Only, this isn’t standard practice. Short non-fiction has you pitch an idea widely, then the idea is accepted, then you write. Typically, you work for tiny publications, get a bunch of clips (examples of your work), and work your way up. But ah, you’re skipping the line here! Punching above your weight! What an opportunity!

Getting a start in a medium or large publication is rare (as in, it doesn’t happen to most writers). It’s not rare in that you’ll see people without prior publication make their debuts in large nonfiction publications all the time. Believe me, if someone with more privilege than you doesn’t have clips (but is buds with the editor), then a lack of clips is not an issue. So maybe you’re the exception like they are! Reality check: when that happens, those privileged few follow the standard procedure. Pitch, then acceptance, then write.

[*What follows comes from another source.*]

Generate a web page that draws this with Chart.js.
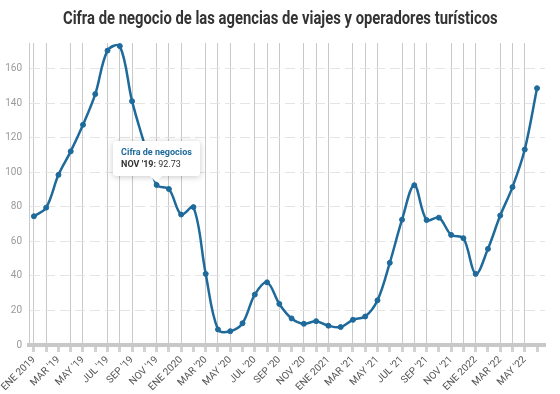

But say you try it, because visions of an awesome byline dance in your head. Will it work out? Absolutely not. You’ve worked for free. You’ve communicated that you’re such a bad, green writer that they’re doing you a favor just by looking at your work. Well, they did. Favor done! That’s the relationship you have to them, going forward. You agreed to put a value on your labor, and that value was nothing.

Don’t do that.

Another example: morality clauses, which are now showing up in both book contracts and which I have seen in agency agreements (despite them being unnecessary; an agent may part ways with you on 30 days notice for any reason). These clauses permit publishers to release authors for bad behavior, and sometimes even over rumors of bad behavior. Right now, there there are entire forums devoted to organizing the harassment of women, Jewish people, PoC and trans people. With that in mind, morality clauses are plain irresponsible. Publishers use them as hedges against backlash– but not for their actual missteps. Did the fact Bill O’Riley has sexual harassment allegations prevent a large publisher from publishing a book per year from him? Did Don Jr.’s complicity in a racist, fascist regime stop his recent book? Hell no. It’ll only be applied to small authors. Do you plan on being a small author? Then don’t sign a contract with a morality clause.

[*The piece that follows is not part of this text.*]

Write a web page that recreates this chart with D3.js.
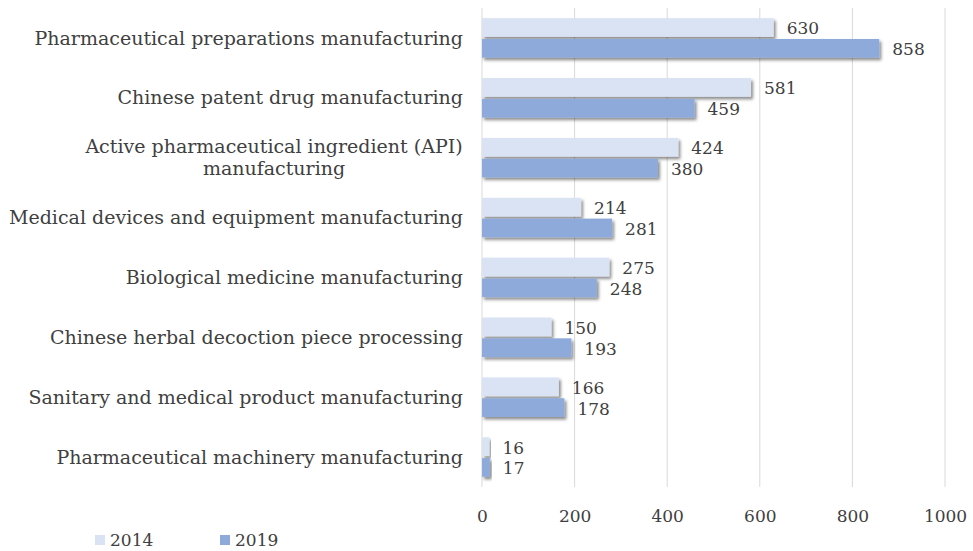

People who want you to compromise will protest. They’ll say it’s not that cut and dry. It’s a matter of managing the relationships, you see. It’ll be fine. They (the editor, your agent, whoever) will have your back. Only, clauses are there to enforce, and your friends aren’t having your back now. They want you to sign contract that goes against your best interests. If you sign it, you’ll know whoever you’re working with doesn’t understand power, doesn’t understand the problems you as a worker face in modern publishing. And now problems that should “us” problems– online harassment (complete with slander) and the like — are something you, the author, are on your own with. If someone wants a codified out from the obligation to have your back, it’s because they will take it.

If you are ever offered rep or a book contract, it’s because you have something valuable. You do not have to compromise, so don’t. Ever. If a heavy hitting publication likes your pitch but wants to see the finished project first before they’ll accept it, somewhere else will also like it and pay you. If a prospective agent or a publisher wants you to sign a contract, you have the power. You’re in a position to walk if they don’t have their contracts in order. Do so. Read up on publishing standard practices (both pro-labor and anti-labor) and make sure the people you work with are not just on the same page, but put those principles into practice.

This isn’t just good business, it’s good relationship-building. “I’m glad you liked my pitch! I don’t do articles on spec, but thank you,” is a better start to a relationship than demonstrating you work for free. “I don’t sign contracts with morality clauses; I believe they are an anti-labor practice that empowers bigots to harm the careers of minorities with no upside,” establishes your boundaries and your expectations. Will you lose work because of this? Some, maybe. I can’t promise people will pay you and respect you simply because you require them to. But I can promise that if you don’t require respect, you won’t get it.